**DATASET SECTION:**
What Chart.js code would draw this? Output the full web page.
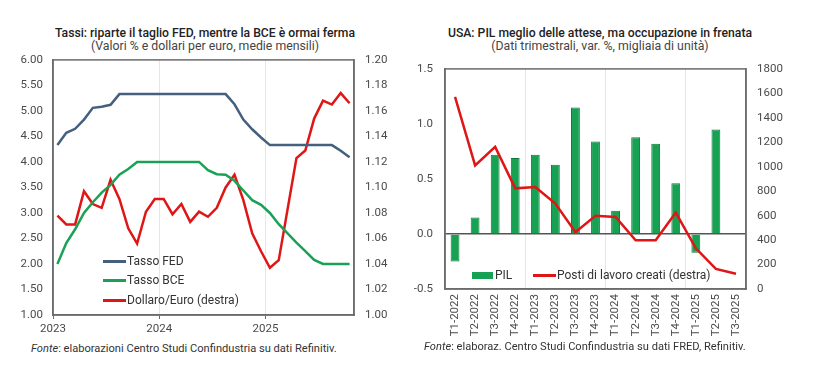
<!DOCTYPE html>
<html>
<head>
<meta charset="utf-8">
<script src="https://cdn.jsdelivr.net/npm/chart.js@4"></script>
<style>
  body { margin: 0; background: #fff; font-family: Roboto, sans-serif; }
  #wrap { position: relative; width: 825px; height: 386px; overflow: hidden; }
  .box { position: absolute; }
  .title { position: absolute; text-align: center; font-size: 12.2px; font-weight: 500; color: #222; white-space: nowrap; }
  .sub { position: absolute; text-align: center; font-size: 12.3px; color: #444; white-space: nowrap; }
  .note { position: absolute; font-size: 11.1px; color: #333; white-space: nowrap; }
  .leg { position: absolute; font-size: 12px; color: #333; white-space: nowrap; display: flex; align-items: center; }
  .ln { display: inline-block; width: 23px; height: 3px; margin-right: 1px; }
  .bx { display: inline-block; width: 21px; height: 7px; margin-right: 2px; background: #17a152; }
</style>
</head>
<body>
<div id="wrap">
  <div class="title" style="left:0;width:410px;top:26px;">Tassi: riparte il taglio FED, mentre la BCE è ormai ferma</div>
  <div class="sub" style="left:0;width:410px;top:39px;">(Valori % e dollari per euro, medie mensili)</div>
  <div class="title" style="left:395px;width:410px;top:26px;">USA: PIL meglio delle attese, ma occupazione in frenata</div>
  <div class="sub" style="left:395px;width:410px;top:39px;">(Dati trimestrali, var. %, migliaia di unità)</div>

  <div class="box" style="left:0;top:50px;width:410px;height:290px;"><canvas id="c1"></canvas></div>
  <div class="box" style="left:410px;top:50px;width:415px;height:295px;"><canvas id="c2"></canvas></div>

  <div class="leg" style="left:103px;top:254px;"><span class="ln" style="background:#45607f"></span>Tasso FED</div>
  <div class="leg" style="left:103px;top:273px;"><span class="ln" style="background:#1ba155"></span>Tasso BCE</div>
  <div class="leg" style="left:103px;top:293px;"><span class="ln" style="background:#e01515"></span>Dollaro/Euro (destra)</div>

  <div class="leg" style="left:472px;top:268px;"><span class="bx"></span>PIL</div>
  <div class="leg" style="left:533px;top:268px;"><span class="ln" style="background:#e01515"></span>Posti di lavoro creati (destra)</div>

  <div class="note" style="left:31px;top:342px;"><i>Fonte</i>: elaborazioni Centro Studi Confindustria su dati Refinitiv.</div>
  <div class="note" style="left:424px;top:340px;"><i>Fonte</i>: elaboraz. Centro Studi Confindustria su dati FRED, Refinitiv.</div>
</div>

<script>
// monthly averages, Jan 2023 .. Oct 2025
const months = ['2023-01','2023-02','2023-03','2023-04','2023-05','2023-06','2023-07','2023-08','2023-09','2023-10','2023-11','2023-12',
  '2024-01','2024-02','2024-03','2024-04','2024-05','2024-06','2024-07','2024-08','2024-09','2024-10','2024-11','2024-12',
  '2025-01','2025-02','2025-03','2025-04','2025-05','2025-06','2025-07','2025-08','2025-09','2025-10'];
const fedRate = [4.33,4.57,4.65,4.83,5.06,5.08,5.12,5.33,5.33,5.33,5.33,5.33,
  5.33,5.33,5.33,5.33,5.33,5.33,5.33,5.33,5.13,4.83,4.64,4.48,
  4.33,4.33,4.33,4.33,4.33,4.33,4.33,4.33,4.22,4.09];
const ecbRate = [2.00,2.41,2.68,3.00,3.21,3.40,3.55,3.75,3.86,4.00,4.00,4.00,
  4.00,4.00,4.00,4.00,4.00,3.84,3.76,3.75,3.63,3.44,3.25,3.16,
  3.00,2.78,2.60,2.42,2.25,2.08,2.00,2.00,2.00,2.00];
const usdEur = [1.078,1.071,1.071,1.097,1.087,1.084,1.106,1.091,1.068,1.056,1.081,1.091,
  1.091,1.079,1.087,1.073,1.081,1.077,1.084,1.100,1.110,1.090,1.064,1.050,
  1.037,1.043,1.083,1.123,1.129,1.154,1.168,1.165,1.174,1.166];
const yearTicks = ['2023','2024','2025'];

// quarterly
const quarters = ['T1-2022','T2-2022','T3-2022','T4-2022','T1-2023','T2-2023','T3-2023','T4-2023',
  'T1-2024','T2-2024','T3-2024','T4-2024','T1-2025','T2-2025','T3-2025'];
const gdp = [-0.25,0.15,0.72,0.69,0.72,0.63,1.15,0.84,0.21,0.88,0.82,0.46,-0.17,0.95,null];
const jobs = [1571,1011,1162,823,834,698,464,599,589,399,399,625,333,164,125];

const axisGray = '#6b6b6b';
const tickFont = { family: 'Roboto', size: 11.5 };
const tickColor = '#4a4a4a';

// draw full frame around the plot area
const framePlugin = {
  id: 'frame',
  afterDraw(chart) {
    const a = chart.chartArea, ctx = chart.ctx;
    ctx.save();
    ctx.strokeStyle = axisGray;
    ctx.lineWidth = 1.5;
    ctx.strokeRect(a.left, a.top, a.right - a.left, a.bottom - a.top);
    ctx.restore();
  }
};

const pts = arr => arr.map((v, i) => ({ x: i + 0.5, y: v }));

new Chart(document.getElementById('c1'), {
  type: 'line',
  data: {
    datasets: [
      { label: 'Tasso FED', data: pts(fedRate), borderColor: '#45607f', borderWidth: 2.5, pointRadius: 0, yAxisID: 'y' },
      { label: 'Tasso BCE', data: pts(ecbRate), borderColor: '#1ba155', borderWidth: 2.5, pointRadius: 0, yAxisID: 'y' },
      { label: 'Dollaro/Euro (destra)', data: pts(usdEur), borderColor: '#e01515', borderWidth: 2.5, pointRadius: 0, yAxisID: 'y2' }
    ]
  },
  options: {
    responsive: true, maintainAspectRatio: false, animation: false,
    layout: { padding: { top: 9, left: 0, right: 0, bottom: 0 } },
    plugins: { legend: { display: false }, tooltip: { enabled: false } },
    scales: {
      x: {
        type: 'linear', min: 0, max: months.length,
        afterBuildTicks: s => { s.ticks = yearTicks.map((t, i) => ({ value: i * 12 })); },
        afterFit: s => { s.height = 25; },
        ticks: { callback: (v) => yearTicks[v / 12], color: tickColor, font: tickFont, padding: 3, maxRotation: 0 },
        grid: { color: ctx => ctx.index > 0 ? '#e6e6e6' : 'transparent', tickColor: axisGray, tickLength: 4 },
        border: { color: axisGray, width: 1.5 }
      },
      y: {
        position: 'left', min: 1, max: 6,
        afterFit: s => { s.width = 53; },
        ticks: { stepSize: 0.5, callback: v => v.toFixed(2), color: tickColor, font: tickFont, padding: 2 },
        grid: { display: false },
        border: { color: axisGray, width: 1.5 }
      },
      y2: {
        position: 'right', min: 1, max: 1.2,
        afterFit: s => { s.width = 56; },
        ticks: { stepSize: 0.02, callback: v => v.toFixed(2), color: tickColor, font: tickFont, padding: 3 },
        grid: { display: false },
        border: { color: axisGray, width: 1.5 }
      }
    }
  },
  plugins: [framePlugin]
});

new Chart(document.getElementById('c2'), {
  data: {
    labels: quarters,
    datasets: [
      { type: 'line', label: 'Posti di lavoro creati (destra)', data: jobs, borderColor: '#e01515', borderWidth: 2.5, pointRadius: 0, yAxisID: 'y2', order: 0 },
      { type: 'bar', label: 'PIL', data: gdp, backgroundColor: '#17a152', borderColor: '#0f7a3c', borderWidth: 1,
        barPercentage: 0.44, categoryPercentage: 1, yAxisID: 'y', order: 1 }
    ]
  },
  options: {
    responsive: true, maintainAspectRatio: false, animation: false,
    layout: { padding: { top: 9, left: 0, right: 0, bottom: 0 } },
    plugins: { legend: { display: false }, tooltip: { enabled: false } },
    scales: {
      x: {
        afterFit: s => { s.height = 56; },
        ticks: { color: tickColor, font: tickFont, minRotation: 90, maxRotation: 90, autoSkip: false, padding: 5 },
        grid: { offset: true, drawTicks: false, color: ctx => (ctx.index > 0 && ctx.index % 4 === 0) ? '#e6e6e6' : 'transparent' },
        border: { color: axisGray, width: 1.5 }
      },
      y: {
        position: 'left', min: -0.5, max: 1.5,
        afterFit: s => { s.width = 35; },
        ticks: { stepSize: 0.5, callback: v => v.toFixed(1), color: tickColor, font: tickFont, padding: 12 },
        grid: { drawTicks: false, lineWidth: 1.5, color: ctx => ctx.tick && ctx.tick.value === 0 ? '#555' : 'transparent' },
        border: { color: axisGray, width: 1.5 }
      },
      y2: {
        position: 'right', min: 0, max: 1800,
        afterFit: s => { s.width = 79; },
        ticks: { stepSize: 200, callback: v => String(v), color: tickColor, font: tickFont, padding: 3 },
        grid: { display: false },
        border: { color: axisGray, width: 1.5 }
      }
    }
  },
  plugins: [framePlugin]
});
</script>
</body>
</html>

**THE EXERCISE:** Begin at the top of the material above and output each line exactly, stopping after the line that holds "migliaia di unità)</div>". Leave out pictures.

**SOLVED EXERCISE:**
What Chart.js code would draw this? Output the full web page.
<!DOCTYPE html>
<html>
<head>
<meta charset="utf-8">
<script src="https://cdn.jsdelivr.net/npm/chart.js@4"></script>
<style>
  body { margin: 0; background: #fff; font-family: Roboto, sans-serif; }
  #wrap { position: relative; width: 825px; height: 386px; overflow: hidden; }
  .box { position: absolute; }
  .title { position: absolute; text-align: center; font-size: 12.2px; font-weight: 500; color: #222; white-space: nowrap; }
  .sub { position: absolute; text-align: center; font-size: 12.3px; color: #444; white-space: nowrap; }
  .note { position: absolute; font-size: 11.1px; color: #333; white-space: nowrap; }
  .leg { position: absolute; font-size: 12px; color: #333; white-space: nowrap; display: flex; align-items: center; }
  .ln { display: inline-block; width: 23px; height: 3px; margin-right: 1px; }
  .bx { display: inline-block; width: 21px; height: 7px; margin-right: 2px; background: #17a152; }
</style>
</head>
<body>
<div id="wrap">
  <div class="title" style="left:0;width:410px;top:26px;">Tassi: riparte il taglio FED, mentre la BCE è ormai ferma</div>
  <div class="sub" style="left:0;width:410px;top:39px;">(Valori % e dollari per euro, medie mensili)</div>
  <div class="title" style="left:395px;width:410px;top:26px;">USA: PIL meglio delle attese, ma occupazione in frenata</div>
  <div class="sub" style="left:395px;width:410px;top:39px;">(Dati trimestrali, var. %, migliaia di unità)</div>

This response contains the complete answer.